No es un raro azar, no. Es lo que cabe esperar de un proyecto verdaderamente astroso, una ruina para la Universidad española. No hace nada por la calidad de la enseñanza ni por la movilidad de los investigadores; institucionaliza el contrato basura para investigadores y profesores (para los nuevos, eso sí); traslada la posible endogamia departamental a una arbitraria decisión administrativa clientelar (habilitación); no hay ley de acompañamiento para su financiación; el Consejo Social de cada universidad se aleja de su modelo anglosajón para politizarlo; dificulta y pervierte el gobierno de la Universidad -el día a día- al inmiscuirse en él instancias ajenas a la propia Universidad y al equipo elegido; centraliza y admistrativiza la calificación de las universidades (Agencia Nacional de Evaluación); limita la autonomía universitaria; no hace ninguna referencia a los servicios universitarios (laboratorios, bibliotecas) ni al marco de relaciones ciencia-tecnología, universidad-empresa; hace una apuesta peregrinamente populista para la elección del rector (Manuel Montero, rector de la UPV, encuentra un único antecedente en Guatemala), e ignora la organización territorial de España, el Estado de Autonomías, arrebatando competencias a las comunidades (de ahí el justificado enfado de Ibarretxe y las amenazas de una ley vasca). En fin, un desastre al que, por flema y experiencia, y sólo por eso, sobrevivirá la Universidad española.

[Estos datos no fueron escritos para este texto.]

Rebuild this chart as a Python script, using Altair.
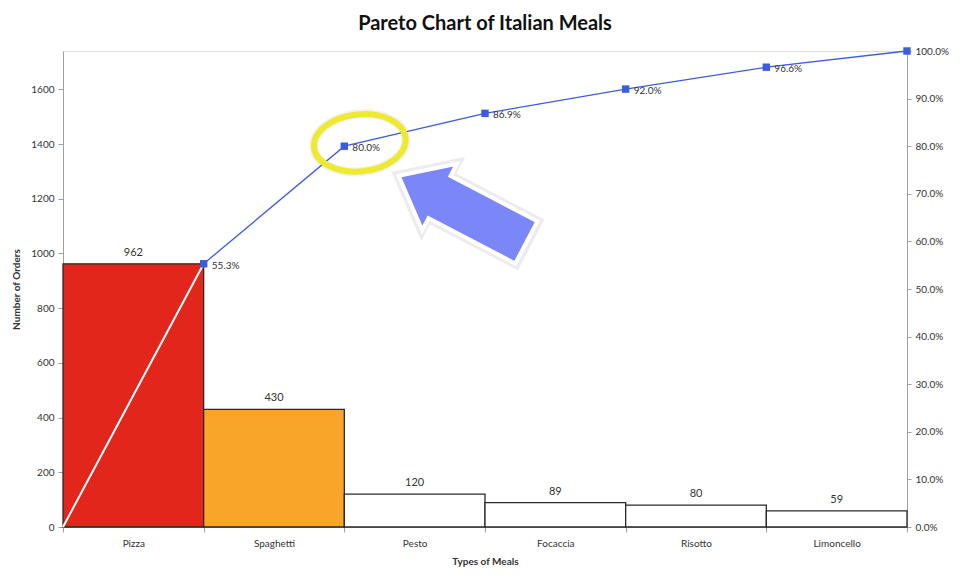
import json
import altair as alt
import pandas as pd

# ---------------- data ----------------
categories = ["Pizza", "Spaghetti", "Pesto", "Focaccia", "Risotto", "Limoncello"]
orders = [962, 430, 120, 89, 80, 59]
cum_pct = [55.3, 80.0, 86.9, 92.0, 96.6, 100.0]
bar_fill = ["#e2261b", "#f9a52a", "#ffffff", "#ffffff", "#ffffff", "#ffffff"]
pct_labels = ["55.3%", "80.0%", "86.9%", "92.0%", "96.6%", ""]
y_ticks = [0, 200, 400, 600, 800, 1000, 1200, 1400, 1600]
pct_ticks = [0, 0.1, 0.2, 0.3, 0.4, 0.5, 0.6, 0.7, 0.8, 0.9, 1.0]
# annotations (data coordinates: bar index / cumulative share)
highlight_x, highlight_y = [2.11], [0.807]
arrow_x, arrow_y = [2.84], [0.668]

total = sum(orders)

bars_df = pd.DataFrame({
    "cat": categories,
    "start": list(range(len(categories))),
    "end": [i + 1 for i in range(len(categories))],
    "mid": [i + 0.5 for i in range(len(categories))],
    "orders": orders,
    "fill": bar_fill,
})
cum_df = pd.DataFrame({
    "pos": [i + 1 for i in range(len(categories))],
    "cum": [v / 100 for v in cum_pct],
    "label": pct_labels,
})
white_df = pd.DataFrame({"pos": [0, 1], "cum": [0, cum_pct[0] / 100]})
hl_df = pd.DataFrame({"x": highlight_x, "y": highlight_y})
arrow_df = pd.DataFrame({"x": arrow_x, "y": arrow_y})

FONT = "Lato"
TXT = "#333333"
AX = "#a0a0a0"

label_expr = ("(datum.value % 1) === 0.5 ? " + json.dumps(categories)
              + "[floor(datum.value)] : ''")
x_values = [i * 0.5 for i in range(2 * len(categories) + 1)]

x_axis = alt.Axis(
    values=x_values, labelExpr=label_expr, title="Types of Meals",
    grid=False, labelOverlap=False, labelFlush=False,
    tickOpacity=alt.condition("(datum.value % 1) === 0", alt.value(1), alt.value(0)),
    tickSize=5, tickColor=AX, domainColor=AX, labelPadding=6,
    labelFont=FONT, labelFontSize=10, labelColor=TXT,
    titleFont=FONT, titleFontSize=10, titleFontWeight="bold", titleColor=TXT,
    titlePadding=8,
)
x_scale = alt.Scale(domain=[0, len(categories)], nice=False, zero=False)

def X(field):
    return alt.X(f"{field}:Q", scale=x_scale, axis=x_axis)

y_left = alt.Y(
    "orders:Q",
    scale=alt.Scale(domain=[0, total], nice=False),
    axis=alt.Axis(values=y_ticks, format="d", title="Number of Orders", orient="left",
                  grid=False, tickSize=5, tickColor=AX, domainColor=AX, labelPadding=4,
                  labelFont=FONT, labelFontSize=10, labelColor=TXT,
                  titleFont=FONT, titleFontSize=10, titleFontWeight="bold",
                  titleColor=TXT, titlePadding=9),
)

def Yr(field):
    return alt.Y(
        f"{field}:Q",
        scale=alt.Scale(domain=[0, 1], nice=False),
        axis=alt.Axis(values=pct_ticks, format=".1%", orient="right", title=None,
                      grid=False, tickSize=4, tickColor=AX, domainColor=AX,
                      labelPadding=4, labelFont=FONT, labelFontSize=10,
                      labelColor=TXT),
    )

bars = alt.Chart(bars_df).mark_rect(stroke="#2a2a2a", strokeWidth=1.3).encode(
    x=X("start"), x2="end:Q",
    y=y_left, y2=alt.datum(0),
    fill=alt.Fill("fill:N", scale=None),
)
bar_text = alt.Chart(bars_df).mark_text(
    font=FONT, fontSize=11, color=TXT, dy=-11
).encode(x=X("mid"), y=y_left, text="orders:Q")

left = alt.layer(bars, bar_text)

white_line = alt.Chart(white_df).mark_line(color="white", strokeWidth=2).encode(
    x=X("pos"), y=Yr("cum"))
blue_line = alt.Chart(cum_df).mark_line(color="#3b5ce0", strokeWidth=1.3).encode(
    x=X("pos"), y=Yr("cum"))
pts = alt.Chart(cum_df).mark_point(
    shape="square", filled=True, color="#3b5ce0", size=55, opacity=1
).encode(x=X("pos"), y=Yr("cum"))
pct_text = alt.Chart(cum_df).mark_text(
    font=FONT, fontSize=10, color=TXT, align="left", dx=8, dy=2
).encode(x=X("pos"), y=Yr("cum"), text="label:N")

ellipse_path = "M -1 0 A 1 0.62 0 1 1 1 0 A 1 0.62 0 1 1 -1 0 Z"
ellipse_shadow = alt.Chart(hl_df).mark_point(
    shape=ellipse_path, filled=False, stroke="#999999", strokeWidth=9,
    strokeOpacity=0.18, size=8600, angle=354
).encode(x=X("x"), y=Yr("y"))
ellipse = alt.Chart(hl_df).mark_point(
    shape=ellipse_path, filled=False, stroke="#eeea30", strokeWidth=6,
    opacity=1, size=8464, angle=354
).encode(x=X("x"), y=Yr("y"))

arrow_path = ("M -1 -0.33 L 0.36 -0.33 L 0.36 -0.52 L 1 0 L 0.36 0.52 "
              "L 0.36 0.33 L -1 0.33 Z")
arrow_shadow = alt.Chart(arrow_df).mark_point(
    shape=arrow_path, filled=True, fill="#808080", fillOpacity=0.2,
    stroke="#808080", strokeWidth=9, strokeOpacity=0.15, size=21300, angle=207.6
).encode(x=X("x"), y=Yr("y"))
arrow = alt.Chart(arrow_df).mark_point(
    shape=arrow_path, filled=True, fill="#7b86f8", fillOpacity=1,
    stroke="white", strokeWidth=4, strokeOpacity=1, size=20736, angle=207.6
).encode(x=X("x"), y=Yr("y"))

right = alt.layer(white_line, blue_line, pts, pct_text,
                  ellipse_shadow, ellipse, arrow_shadow, arrow)

chart = alt.layer(left, right).resolve_scale(y="independent").properties(
    width=844, height=476,
    padding={"left": 3, "top": 6, "right": 5, "bottom": 5},
    title=alt.Title("Pareto Chart of Italian Meals", font=FONT, fontSize=20,
                    fontWeight="bold", color="#111111", offset=12),
).configure_view(stroke="#bdbdbd", strokeWidth=1).configure(background="white")

chart.save("out.html", embed_options={"renderer": "svg", "actions": False})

Pero eso no es suficiente. Hay un problema de adecuación de la Universidad al tiempo nuevo, al que no da respuesta esta ley. Y, ante esto, no caben medias tintas. Hay que actuar, y no está claro que las autoridades académicas (inmersas, eso sí, en el debate) tengan claro cómo hacerlo; las políticas, menos. No es que ésta sea una mala ley, es que no necesitamos una ley sino un plan rector de enseñanza superior, como el que Jospin presentó para Francia a principios de los noventa: polos universitarios con desarrollo pluridisciplinar de un tema de investigación (grandes proyectos territoriales de ciencia y tecnología, universidad-empresa) y la creación de institutos universitarios de tecnología para hacer frente a la demanda de personal cualificado. Eso o algo similar: un plan y un modelo de universidad frente al que veo aún más despistadas a las autoridades académicas.

Las universidades surgieron a medida que los estudiantes fueron acudiendo a diversos centros donde prestigiosos profesores impartían sus enseñanzas sobre temas de particular interés. Profesores prestigiosos y temas de particular interés, ésa fue la clave hasta 1800, a la que Humboldt y la universidad prusiana del XIX añadieron la excelencia investigadora. Profesores especializados, temas de interés y vanguardia en la investigación son las claves de la universidad; no la divulgación científica, más propia de los medios de comunicación y en la que se entretienen hoy los gestores de la universidad, sino la excelencia investigadora de los profesores sobre la que se articula la docencia. Esa fue y debe ser la clave de la nueva Universidad.